For most of the nearly 140 students who whom it’s assigned each year, the Senior Project is the largest, most complicated assignment they’ll ever do, and senior seminar teacher Amanda Kopp has been assessing drafts and helping students in her senior seminar classes for four years.

But this year,  Kopp’s involvement in the project has grown  has been given the task of being the lone grader all of the Senior Project papers. The decision to have one grader came at the end of last year in response to moving from teaching five of seven classes to teaching six of seven.

“We came to the compromise that although teachers will not be grading for products and portfolios (scrapbooks, videos, and physical objects such as prom dresses, boats, pottery, etc.) so that they will have the opportunity to see the products of the students’ individualized projects and that remains a schoolwide effort,” Kopp said.

Kopp said the extra workload has not fazed her and she’s glad contribute to lessening teacher stress.

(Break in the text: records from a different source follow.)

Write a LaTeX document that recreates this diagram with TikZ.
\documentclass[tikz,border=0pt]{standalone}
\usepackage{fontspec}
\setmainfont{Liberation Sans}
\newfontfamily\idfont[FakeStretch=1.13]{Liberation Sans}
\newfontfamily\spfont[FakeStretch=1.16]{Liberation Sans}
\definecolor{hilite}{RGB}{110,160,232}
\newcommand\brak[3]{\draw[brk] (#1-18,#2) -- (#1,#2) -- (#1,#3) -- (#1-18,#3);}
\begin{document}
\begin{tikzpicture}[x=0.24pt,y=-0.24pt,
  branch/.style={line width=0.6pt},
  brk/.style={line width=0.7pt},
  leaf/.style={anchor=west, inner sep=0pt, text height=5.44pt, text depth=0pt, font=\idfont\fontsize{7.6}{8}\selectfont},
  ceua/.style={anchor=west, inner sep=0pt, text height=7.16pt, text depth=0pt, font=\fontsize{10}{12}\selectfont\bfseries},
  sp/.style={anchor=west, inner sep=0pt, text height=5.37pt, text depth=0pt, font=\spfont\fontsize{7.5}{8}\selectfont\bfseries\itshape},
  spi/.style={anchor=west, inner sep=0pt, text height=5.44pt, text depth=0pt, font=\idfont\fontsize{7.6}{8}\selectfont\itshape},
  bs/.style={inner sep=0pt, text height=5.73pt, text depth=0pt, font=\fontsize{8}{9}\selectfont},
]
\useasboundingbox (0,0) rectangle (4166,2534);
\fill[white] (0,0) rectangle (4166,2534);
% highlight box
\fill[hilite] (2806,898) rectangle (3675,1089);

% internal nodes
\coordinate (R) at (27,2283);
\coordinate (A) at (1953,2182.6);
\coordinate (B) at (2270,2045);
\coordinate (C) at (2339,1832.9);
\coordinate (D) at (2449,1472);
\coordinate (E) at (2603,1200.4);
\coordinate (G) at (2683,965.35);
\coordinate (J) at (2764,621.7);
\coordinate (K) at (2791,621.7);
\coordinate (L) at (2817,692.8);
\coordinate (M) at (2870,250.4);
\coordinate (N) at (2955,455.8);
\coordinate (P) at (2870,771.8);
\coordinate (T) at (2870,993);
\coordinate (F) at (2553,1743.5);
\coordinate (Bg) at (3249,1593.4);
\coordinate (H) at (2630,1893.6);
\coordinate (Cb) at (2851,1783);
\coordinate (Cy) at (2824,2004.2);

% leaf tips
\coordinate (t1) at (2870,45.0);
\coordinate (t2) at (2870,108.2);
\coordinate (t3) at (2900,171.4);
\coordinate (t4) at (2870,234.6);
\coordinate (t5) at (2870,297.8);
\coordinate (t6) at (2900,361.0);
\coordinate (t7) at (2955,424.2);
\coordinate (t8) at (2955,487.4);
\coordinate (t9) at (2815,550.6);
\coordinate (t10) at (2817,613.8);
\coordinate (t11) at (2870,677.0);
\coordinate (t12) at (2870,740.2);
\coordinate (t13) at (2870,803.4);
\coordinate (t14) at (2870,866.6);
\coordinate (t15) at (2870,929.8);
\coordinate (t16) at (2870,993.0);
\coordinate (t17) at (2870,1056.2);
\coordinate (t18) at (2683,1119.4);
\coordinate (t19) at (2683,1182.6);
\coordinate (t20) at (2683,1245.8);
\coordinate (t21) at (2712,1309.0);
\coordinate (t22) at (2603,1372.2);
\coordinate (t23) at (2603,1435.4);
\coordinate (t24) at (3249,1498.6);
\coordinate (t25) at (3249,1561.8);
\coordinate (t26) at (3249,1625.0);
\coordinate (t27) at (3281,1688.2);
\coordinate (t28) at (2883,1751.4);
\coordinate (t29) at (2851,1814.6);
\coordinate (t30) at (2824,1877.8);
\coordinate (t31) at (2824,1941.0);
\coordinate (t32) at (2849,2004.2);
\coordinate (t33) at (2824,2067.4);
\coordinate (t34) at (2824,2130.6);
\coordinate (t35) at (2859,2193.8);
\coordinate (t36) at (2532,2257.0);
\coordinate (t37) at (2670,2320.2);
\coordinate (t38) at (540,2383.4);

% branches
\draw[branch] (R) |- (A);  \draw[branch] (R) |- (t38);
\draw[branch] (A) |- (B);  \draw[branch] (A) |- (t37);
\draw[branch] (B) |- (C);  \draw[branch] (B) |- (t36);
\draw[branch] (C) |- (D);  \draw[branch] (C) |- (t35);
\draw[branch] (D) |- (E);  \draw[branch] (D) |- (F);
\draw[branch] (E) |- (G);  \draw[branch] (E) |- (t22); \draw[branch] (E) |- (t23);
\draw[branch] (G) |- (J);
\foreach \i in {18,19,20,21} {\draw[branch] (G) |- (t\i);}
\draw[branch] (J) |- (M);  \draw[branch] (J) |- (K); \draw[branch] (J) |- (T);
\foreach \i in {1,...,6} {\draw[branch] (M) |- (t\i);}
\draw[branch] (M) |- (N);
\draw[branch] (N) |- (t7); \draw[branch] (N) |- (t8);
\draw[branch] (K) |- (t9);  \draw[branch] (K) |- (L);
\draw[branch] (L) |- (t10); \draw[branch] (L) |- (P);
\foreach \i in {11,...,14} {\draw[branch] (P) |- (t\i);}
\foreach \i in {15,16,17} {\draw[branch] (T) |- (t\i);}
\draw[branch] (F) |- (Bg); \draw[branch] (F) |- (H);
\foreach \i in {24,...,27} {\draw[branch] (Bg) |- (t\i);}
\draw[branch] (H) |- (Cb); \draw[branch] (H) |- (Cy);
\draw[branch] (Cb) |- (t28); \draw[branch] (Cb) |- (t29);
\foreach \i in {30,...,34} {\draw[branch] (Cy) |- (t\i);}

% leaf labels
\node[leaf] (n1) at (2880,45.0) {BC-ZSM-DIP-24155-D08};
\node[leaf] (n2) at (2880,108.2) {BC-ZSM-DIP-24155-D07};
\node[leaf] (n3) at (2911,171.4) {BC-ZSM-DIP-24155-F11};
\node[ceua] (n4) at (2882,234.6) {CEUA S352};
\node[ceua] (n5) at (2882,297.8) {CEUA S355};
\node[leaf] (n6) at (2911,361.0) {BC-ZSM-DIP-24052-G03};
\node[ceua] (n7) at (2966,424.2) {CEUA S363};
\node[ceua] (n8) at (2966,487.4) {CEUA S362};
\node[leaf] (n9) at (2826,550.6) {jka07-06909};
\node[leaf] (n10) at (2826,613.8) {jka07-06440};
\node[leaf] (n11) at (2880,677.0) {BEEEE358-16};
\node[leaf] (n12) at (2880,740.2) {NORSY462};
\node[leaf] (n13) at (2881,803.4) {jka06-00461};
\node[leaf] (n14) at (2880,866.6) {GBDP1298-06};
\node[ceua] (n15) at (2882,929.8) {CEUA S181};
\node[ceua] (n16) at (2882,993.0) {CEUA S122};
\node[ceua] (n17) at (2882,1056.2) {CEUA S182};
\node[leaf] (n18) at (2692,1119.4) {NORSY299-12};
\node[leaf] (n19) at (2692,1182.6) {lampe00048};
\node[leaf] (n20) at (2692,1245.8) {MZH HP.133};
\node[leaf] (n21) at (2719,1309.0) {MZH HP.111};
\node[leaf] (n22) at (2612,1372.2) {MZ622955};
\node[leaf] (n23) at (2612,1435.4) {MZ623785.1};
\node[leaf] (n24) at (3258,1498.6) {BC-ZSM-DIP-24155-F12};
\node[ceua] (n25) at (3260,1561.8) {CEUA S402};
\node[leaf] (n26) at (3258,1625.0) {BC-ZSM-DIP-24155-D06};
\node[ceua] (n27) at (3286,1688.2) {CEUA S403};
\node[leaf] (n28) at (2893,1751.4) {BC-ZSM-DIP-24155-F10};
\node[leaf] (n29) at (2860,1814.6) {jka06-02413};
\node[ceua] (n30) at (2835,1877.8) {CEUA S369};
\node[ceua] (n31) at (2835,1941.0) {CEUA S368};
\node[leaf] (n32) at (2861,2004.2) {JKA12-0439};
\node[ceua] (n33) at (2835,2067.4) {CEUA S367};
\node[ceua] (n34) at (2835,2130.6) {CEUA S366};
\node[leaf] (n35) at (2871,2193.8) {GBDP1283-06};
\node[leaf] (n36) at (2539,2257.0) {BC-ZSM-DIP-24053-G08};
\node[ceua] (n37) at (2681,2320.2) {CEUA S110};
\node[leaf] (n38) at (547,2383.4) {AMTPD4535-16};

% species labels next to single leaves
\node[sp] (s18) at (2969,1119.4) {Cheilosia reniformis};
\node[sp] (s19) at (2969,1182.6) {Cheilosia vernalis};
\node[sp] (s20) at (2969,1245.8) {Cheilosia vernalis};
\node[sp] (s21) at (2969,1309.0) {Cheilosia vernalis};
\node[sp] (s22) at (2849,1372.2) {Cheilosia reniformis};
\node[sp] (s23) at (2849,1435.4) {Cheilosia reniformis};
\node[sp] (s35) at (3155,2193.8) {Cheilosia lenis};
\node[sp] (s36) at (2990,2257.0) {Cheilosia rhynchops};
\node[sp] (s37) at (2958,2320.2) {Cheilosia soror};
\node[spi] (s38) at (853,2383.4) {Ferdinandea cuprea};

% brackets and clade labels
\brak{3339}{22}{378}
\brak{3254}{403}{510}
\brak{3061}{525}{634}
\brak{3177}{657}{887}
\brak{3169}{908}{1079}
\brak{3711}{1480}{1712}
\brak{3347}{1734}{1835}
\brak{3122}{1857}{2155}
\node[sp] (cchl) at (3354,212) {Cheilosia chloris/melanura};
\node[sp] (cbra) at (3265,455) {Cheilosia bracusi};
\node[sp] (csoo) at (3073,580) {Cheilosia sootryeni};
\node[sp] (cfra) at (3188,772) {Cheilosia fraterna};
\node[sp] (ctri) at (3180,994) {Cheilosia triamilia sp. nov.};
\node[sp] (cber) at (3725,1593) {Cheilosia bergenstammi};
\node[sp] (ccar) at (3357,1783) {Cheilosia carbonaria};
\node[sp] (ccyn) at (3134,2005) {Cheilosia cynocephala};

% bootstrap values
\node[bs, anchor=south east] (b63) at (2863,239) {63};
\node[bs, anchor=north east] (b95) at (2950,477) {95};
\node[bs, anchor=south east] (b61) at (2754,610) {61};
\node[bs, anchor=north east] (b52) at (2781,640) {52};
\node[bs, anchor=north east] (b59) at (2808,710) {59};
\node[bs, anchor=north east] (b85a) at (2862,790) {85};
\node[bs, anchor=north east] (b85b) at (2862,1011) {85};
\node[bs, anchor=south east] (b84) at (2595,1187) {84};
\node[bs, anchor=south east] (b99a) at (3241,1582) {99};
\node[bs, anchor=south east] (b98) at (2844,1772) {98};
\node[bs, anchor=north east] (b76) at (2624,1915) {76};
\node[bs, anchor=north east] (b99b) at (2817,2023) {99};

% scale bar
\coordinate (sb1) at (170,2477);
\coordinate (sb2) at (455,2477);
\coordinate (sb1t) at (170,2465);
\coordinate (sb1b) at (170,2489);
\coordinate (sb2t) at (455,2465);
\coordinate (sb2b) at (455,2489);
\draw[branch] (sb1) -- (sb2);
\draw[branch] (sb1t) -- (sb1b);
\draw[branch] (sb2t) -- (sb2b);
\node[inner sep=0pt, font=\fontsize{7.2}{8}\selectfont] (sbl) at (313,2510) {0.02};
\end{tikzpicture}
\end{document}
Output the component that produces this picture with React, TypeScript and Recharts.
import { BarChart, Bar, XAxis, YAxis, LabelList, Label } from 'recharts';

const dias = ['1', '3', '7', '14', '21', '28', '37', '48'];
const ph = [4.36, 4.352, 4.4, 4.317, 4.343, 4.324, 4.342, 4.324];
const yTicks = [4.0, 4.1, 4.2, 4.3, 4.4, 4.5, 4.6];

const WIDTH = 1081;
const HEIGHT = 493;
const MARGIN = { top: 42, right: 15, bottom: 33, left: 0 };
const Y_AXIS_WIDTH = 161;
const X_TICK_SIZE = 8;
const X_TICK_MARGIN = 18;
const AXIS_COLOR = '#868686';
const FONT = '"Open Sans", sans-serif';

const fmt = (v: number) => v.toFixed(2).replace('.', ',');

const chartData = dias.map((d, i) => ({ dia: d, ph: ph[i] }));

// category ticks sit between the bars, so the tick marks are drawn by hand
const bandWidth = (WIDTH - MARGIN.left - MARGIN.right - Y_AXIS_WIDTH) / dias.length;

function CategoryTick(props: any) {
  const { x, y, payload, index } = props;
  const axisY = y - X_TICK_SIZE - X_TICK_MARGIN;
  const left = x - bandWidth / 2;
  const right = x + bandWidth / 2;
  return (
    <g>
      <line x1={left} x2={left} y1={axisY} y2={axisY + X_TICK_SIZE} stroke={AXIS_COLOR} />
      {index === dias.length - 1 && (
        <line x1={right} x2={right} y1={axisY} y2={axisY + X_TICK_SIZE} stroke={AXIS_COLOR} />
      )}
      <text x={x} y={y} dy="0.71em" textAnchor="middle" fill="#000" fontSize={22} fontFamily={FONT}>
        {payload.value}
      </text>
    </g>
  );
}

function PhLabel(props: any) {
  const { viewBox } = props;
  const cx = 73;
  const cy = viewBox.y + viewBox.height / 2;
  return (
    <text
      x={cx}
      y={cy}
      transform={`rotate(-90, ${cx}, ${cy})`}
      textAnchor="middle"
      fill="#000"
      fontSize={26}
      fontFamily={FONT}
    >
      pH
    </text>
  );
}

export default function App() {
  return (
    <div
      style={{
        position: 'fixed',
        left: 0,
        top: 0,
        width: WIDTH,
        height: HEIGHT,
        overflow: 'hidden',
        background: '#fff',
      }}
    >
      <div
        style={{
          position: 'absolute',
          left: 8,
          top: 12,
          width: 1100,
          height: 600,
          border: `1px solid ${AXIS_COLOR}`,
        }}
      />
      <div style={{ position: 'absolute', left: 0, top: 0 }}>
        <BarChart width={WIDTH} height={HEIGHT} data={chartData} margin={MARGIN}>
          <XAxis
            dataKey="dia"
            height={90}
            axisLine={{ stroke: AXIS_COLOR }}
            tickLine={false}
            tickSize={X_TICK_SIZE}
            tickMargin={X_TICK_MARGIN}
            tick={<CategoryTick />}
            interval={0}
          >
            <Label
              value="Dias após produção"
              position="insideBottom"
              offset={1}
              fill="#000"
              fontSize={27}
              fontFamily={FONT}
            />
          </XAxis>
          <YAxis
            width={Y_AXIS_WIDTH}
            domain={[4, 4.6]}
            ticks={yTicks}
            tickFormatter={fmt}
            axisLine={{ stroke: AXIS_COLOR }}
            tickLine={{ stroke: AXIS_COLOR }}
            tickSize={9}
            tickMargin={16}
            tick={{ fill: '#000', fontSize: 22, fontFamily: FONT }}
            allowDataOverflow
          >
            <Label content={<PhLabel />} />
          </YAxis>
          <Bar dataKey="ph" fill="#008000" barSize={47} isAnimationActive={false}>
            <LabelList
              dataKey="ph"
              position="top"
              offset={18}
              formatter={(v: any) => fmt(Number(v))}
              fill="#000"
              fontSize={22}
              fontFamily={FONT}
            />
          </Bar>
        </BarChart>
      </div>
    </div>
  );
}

“I understand teachers need time and planning so I am happy to take on the Senior Paper grading in order to give them the time that they need to help develop our students into the wonderful kids that they are when they come to me senior year,” Kopp said.

Along with the challenges of grading alone come a few benefits, such as gaining an extra planning period and not having to train other teachers to grade the Senior Papers, making the grading on the essays more equal.

“In the past, the most difficult part was to train teachers to equally grade the papers,” she said. “It was always kind of difficult for teachers that really aren’t accustomed to grading essays.”